Earlier this week, in an appearance on Fox News, Trump confirmed his beliefs that Obama is behind the litany of leaks that have plagued his administration over the past couple of months.
"No, I think he [Obama] is behind it, because his people are certainly behind it. I also think it is politics, that's the way it is."
Trump on protests: “I think that President Obama is behind it” pic.twitter.com/vvxNyV22NU— Bradd Jaffy (@BraddJaffy) February 28, 2017
And while the source of the leaks may be easy to deduce, the appropriate response is not so easy to implement. That said, there is a growing chorus of advisers to the President who are urging him to purge the government of former Obama political appointees and quickly install more people who are loyal to him.
Newt Gingrich is among those calling for such a purge...per Politico:
"His playbook should be to get rid of the Obama appointees immediately," said Newt Gingrich, a top surrogate. "There are an amazing number of decisions that are being made by appointees that are totally opposed to Trump and everything he stands for. Who do you think those people are responding to?"
Gingrich added: "Ninety-five percent of the bureaucrats are against him."
Meanwhile, Gingrinch offered a backhanded compliment to Schumer, saying "I didn't get it early on.
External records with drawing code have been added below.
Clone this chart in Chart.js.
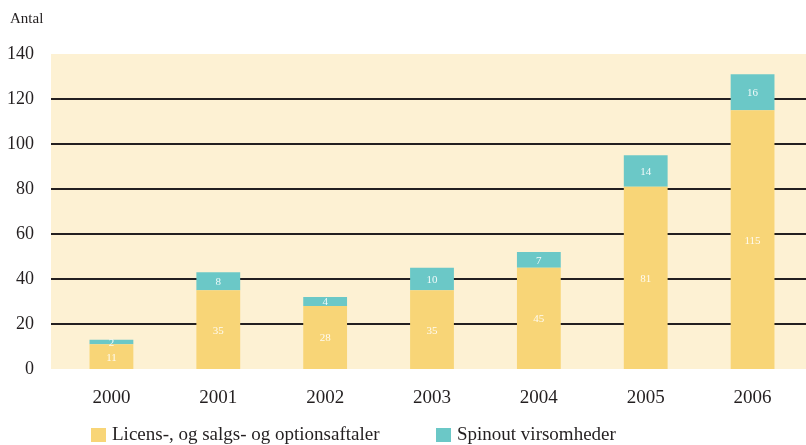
<!DOCTYPE html>
<html lang="da">
<head>
    <meta charset="UTF-8">
    <title>Antal aftaler og spinouts</title>
    <script src="https://cdn.jsdelivr.net/npm/chart.js@4.4.0/dist/chart.umd.min.js"></script>
    <style>
        html, body { margin: 0; padding: 0; background: #ffffff; }
        #wrap { width: 806px; height: 445px; position: relative; }
    </style>
</head>
<body>
<div id="wrap"><canvas id="chart"></canvas></div>
<script>
    // data
    const years = ['2000', '2001', '2002', '2003', '2004', '2005', '2006'];
    const licens = [11, 35, 28, 35, 45, 81, 115];
    const spinout = [2, 8, 4, 10, 7, 14, 16];
    const seriesNames = ['Licens-, og salgs- og optionsaftaler', 'Spinout virsomheder'];
    const yTicks = [0, 20, 40, 60, 80, 100, 120, 140];
    const gridValues = [20, 40, 60, 80, 100, 120];

    const YELLOW = '#F8D577';
    const TEAL = '#6BC8C7';
    const CREAM = '#FDF1D3';
    const INK = '#231F20';
    const SERIF = '"Liberation Serif", "Times New Roman", serif';

    // cream plot background and black grid lines, both a little wider than the chart area
    const bgPlugin = {
        id: 'bg',
        beforeDatasetsDraw(chart) {
            const a = chart.chartArea, c = chart.ctx, y = chart.scales.y;
            c.save();
            c.fillStyle = CREAM;
            c.fillRect(a.left - 7, a.top, a.right - a.left + 7, a.bottom - a.top);
            c.strokeStyle = INK;
            c.lineWidth = 2;
            gridValues.forEach(v => {
                const py = Math.round(y.getPixelForValue(v));
                c.beginPath();
                c.moveTo(a.left - 7, py);
                c.lineTo(a.right, py);
                c.stroke();
            });
            c.restore();
        }
    };

    // white value labels inside each segment, "Antal" caption and the legend
    const textPlugin = {
        id: 'texts',
        afterDraw(chart) {
            const c = chart.ctx;
            c.save();
            c.textAlign = 'center';
            c.textBaseline = 'middle';
            c.font = '11px ' + SERIF;
            c.fillStyle = 'rgba(255,255,255,0.9)';
            chart.data.datasets.forEach((ds, i) => {
                chart.getDatasetMeta(i).data.forEach((bar, j) => {
                    const y = (bar.y + bar.base) / 2;
                    c.fillText(String(ds.data[j]), bar.x, y + 1);
                });
            });

            c.textAlign = 'left';
            c.fillStyle = INK;
            c.font = '15px ' + SERIF;
            c.fillText('Antal', 10, 19);

            // legend
            c.font = '19px ' + SERIF;
            const items = [[91, YELLOW, seriesNames[0]], [436, TEAL, seriesNames[1]]];
            items.forEach(([x, col, txt]) => {
                c.fillStyle = col;
                c.fillRect(x, 428, 15, 14);
                c.fillStyle = INK;
                c.fillText(txt, x + 21, 435);
            });
            c.restore();
        }
    };

    new Chart(document.getElementById('chart'), {
        type: 'bar',
        data: {
            labels: years,
            datasets: [
                { label: seriesNames[0], data: licens, backgroundColor: YELLOW },
                { label: seriesNames[1], data: spinout, backgroundColor: TEAL }
            ]
        },
        options: {
            responsive: true,
            maintainAspectRatio: false,
            animation: false,
            layout: { padding: { top: 54, left: 0, right: 0, bottom: 0 } },
            datasets: { bar: { barPercentage: 0.41, categoryPercentage: 1 } },
            plugins: {
                legend: { display: false },
                tooltip: { enabled: false }
            },
            scales: {
                x: {
                    stacked: true,
                    grid: { display: false },
                    border: { display: false },
                    ticks: { color: INK, font: { family: SERIF, size: 19 }, padding: 10 },
                    afterFit: s => { s.height = 76; }
                },
                y: {
                    stacked: true,
                    min: 0,
                    max: 140,
                    afterBuildTicks: s => { s.ticks = yTicks.map(v => ({ value: v })); },
                    afterFit: s => { s.width = 58; },
                    border: { display: false },
                    grid: { display: false, drawTicks: false },
                    ticks: { color: INK, font: { family: SERIF, size: 18 }, padding: 24 }
                }
            }
        },
        plugins: [bgPlugin, textPlugin]
    });
</script>
</body>
</html>
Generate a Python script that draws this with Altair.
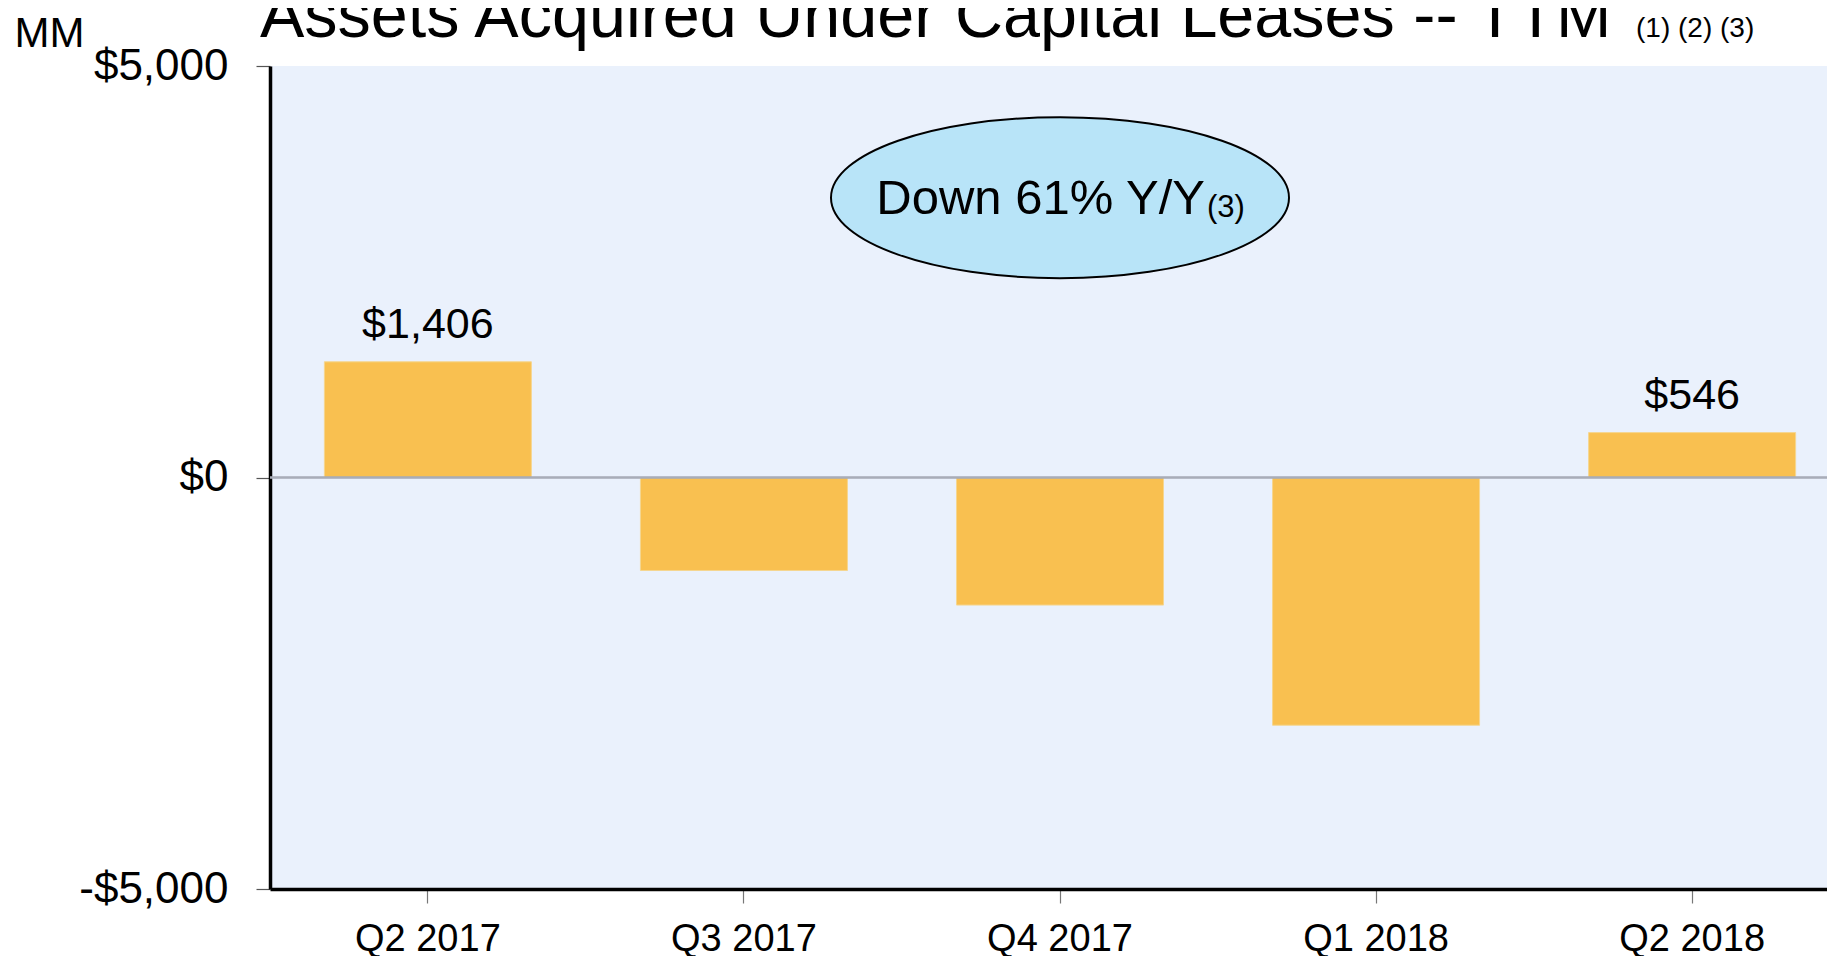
import altair as alt
import pandas as pd

categories = ["Q2 2017", "Q3 2017", "Q4 2017", "Q1 2018", "Q2 2018"]
values = [1406, -1130, -1550, -3010, 546]
bar_labels = ["$1,406", "", "", "", "$546"]
y_ticks = [-5000, 0, 5000]

title_text = "Assets Acquired Under Capital Leases -- TTM"
title_notes = "(1) (2) (3)"
unit_text = "MM"
callout_text = "Down 61% Y/Y"
callout_note = "(3)"
callout_category = "Q4 2017"
callout_value = 3400

FONT = "Liberation Sans"
W, H = 1557, 823

df = pd.DataFrame({"quarter": categories, "value": values, "label": bar_labels})
callout_df = pd.DataFrame({"quarter": [callout_category], "value": [callout_value],
                           "text": [callout_text], "note": [callout_note]})

x_scale = alt.Scale(domain=categories, range=[0, 1580], paddingInner=0.345, paddingOuter=0.172)
y_scale = alt.Scale(domain=[-5000, 5000], nice=False, zero=False)

x_enc = alt.X("quarter:N", scale=x_scale, sort=categories,
              axis=alt.Axis(title=None, labelAngle=0, labelFont=FONT, labelFontSize=38,
                            labelColor="black", labelPadding=17, tickSize=14,
                            tickColor="#777777", tickWidth=1.2, domainColor="black",
                            domainWidth=3.5, labelBaseline="top"))
y_enc = alt.Y("value:Q", scale=y_scale,
              axis=alt.Axis(values=y_ticks, grid=False, title=unit_text,
                            titleAngle=0, titleAlign="left", titleBaseline="alphabetic",
                            titleX=-256, titleY=-20, titleFont=FONT, titleFontSize=42,
                            titleFontWeight="normal", titleColor="black",
                            labelFont=FONT, labelFontSize=44, labelColor="black",
                            labelPadding=28, tickSize=14, tickColor="#555555",
                            tickWidth=1.2, domainColor="black", domainWidth=3.5,
                            labelExpr="datum.value < 0 ? '-$' + format(-datum.value, ',') : '$' + format(datum.value, ',')"))

bars = alt.Chart(df).mark_bar(color="#F9C050", stroke="#F5D690", strokeWidth=1).encode(
    x=x_enc, y=y_enc, y2=alt.datum(0)
)

zero_rule = alt.Chart(df).mark_rule(color="#A8ADB8", strokeWidth=1.5).encode(
    y=alt.datum(0, scale=y_scale), x=alt.value(0), x2=alt.value(W)
)

labels = alt.Chart(df).transform_filter("datum.value > 0").mark_text(
    font=FONT, fontSize=43, color="black", baseline="alphabetic", dy=-24
).encode(x=alt.X("quarter:N", scale=x_scale, sort=categories), y=alt.Y("value:Q", scale=y_scale),
         text="label:N")

ellipse_path = "M-1,0 A1,0.3515 0 1,1 1,0 A1,0.3515 0 1,1 -1,0 Z"
ellipse = alt.Chart(callout_df).mark_point(
    shape=ellipse_path, size=458 * 458, filled=True, fill="#B8E4F8", stroke="black",
    strokeWidth=2, opacity=1, fillOpacity=1
).encode(x=alt.X("quarter:N", scale=x_scale, sort=categories), y=alt.Y("value:Q", scale=y_scale))

callout_main = alt.Chart(callout_df).mark_text(
    font=FONT, fontSize=49, color="black", align="right", baseline="alphabetic", dx=145, dy=16
).encode(x=alt.X("quarter:N", scale=x_scale, sort=categories), y=alt.Y("value:Q", scale=y_scale),
         text="text:N")

callout_sub = alt.Chart(callout_df).mark_text(
    font=FONT, fontSize=31, color="black", align="left", baseline="alphabetic", dx=147, dy=19
).encode(x=alt.X("quarter:N", scale=x_scale, sort=categories), y=alt.Y("value:Q", scale=y_scale),
         text="note:N")

title_mark = alt.Chart(pd.DataFrame({"t": [title_text]})).mark_text(
    font=FONT, fontSize=66.5, color="black", align="left", baseline="alphabetic"
).encode(x=alt.value(-10), y=alt.value(-29), text="t:N")

notes_mark = alt.Chart(pd.DataFrame({"t": [title_notes]})).mark_text(
    font=FONT, fontSize=28, color="black", align="left", baseline="alphabetic"
).encode(x=alt.value(1366), y=alt.value(-29), text="t:N")

chart = alt.layer(
    bars, zero_rule, labels, ellipse, callout_main, callout_sub, title_mark, notes_mark
).properties(
    width=W, height=H,
    autosize=alt.AutoSizeParams(type="none"),
    padding={"left": 262, "top": 58, "right": 0, "bottom": 67},
    background="white",
).configure_view(fill="#EAF1FC", stroke=None)

chart.save("out.html", embed_options={"renderer": "svg", "actions": False})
This is not about slowing down the Cabinet. This is about keeping working control of the government for Obama. It's actually very shrewd on Schumer's part."
Gingrich said he blamed Sen. Chuck Schumer for slow-walking the nominees, though Schumer's office notes that many of the picks were not properly vetted: At least three have already dropped out. The Office of Government Ethics remains overwhelmed with applications now, "but they are beginning to catch up," one person involved in the nominations said. At many agencies, no top positions are filled, which means the layers of political appointees that report to them haven't been picked, either.
"I didn't get it early on. This is not about slowing down the Cabinet. This is about keeping working control of the government for Obama," Gingrich said. "It's actually very shrewd on Schumer's part. Trump is not going to have control of the government until at least June."
Roger Stone also chimed in on the debate saying the Trump administration should have cut ties with Obama's staff "a long time ago, a long, long time ago."
"If you employ people who aren't loyal to you, you can't be surprised when they leak," said Roger Stone, another longtime adviser. A third person close to Trump said: "He should have gotten these people who are out to get him out a long time ago, a long, long time ago. I think they know that now."
"You hire a bunch of people in the West Wing who are hacks and aren't loyal to you, and you'll have a bunch of leaks," Stone said. "There aren't that many Trump loyalists in the White House."
Of course, in reality, Trump's problems go much deeper than just the remaining Obama appointees as government agencies around Washington D.C. are staffed with 1,000s of career civil servants, many of whom loath President Trump's administration and its agenda.
The reality, however, is more complicated: The White House has thousands of open jobs across the agencies, many nonpolitical civilian employees are critical of the administration, and some Cabinet secretaries say they need the Obama people during a rocky transition.
Only a few dozen Obama political appointees remain in the federal government apparatus, according to the Partnership for Public Service. Many of them are in crucial positions, including Robert Work, a top official at the Department of Defense, and Thomas Shannon, the acting deputy at the State Department.
Even if Trump were to ax those remaining senior political appointees, he would still have to reckon with the hundreds of thousands of civilian employees, who stay with every administration. Many of them are skeptical of Trump because they resent his assault on Washington and its culture, his impulsive decisions and his seeming lack of intellectual curiosity about their agencies and work.
The swamp seems to be much deeper than anyone could have predicted.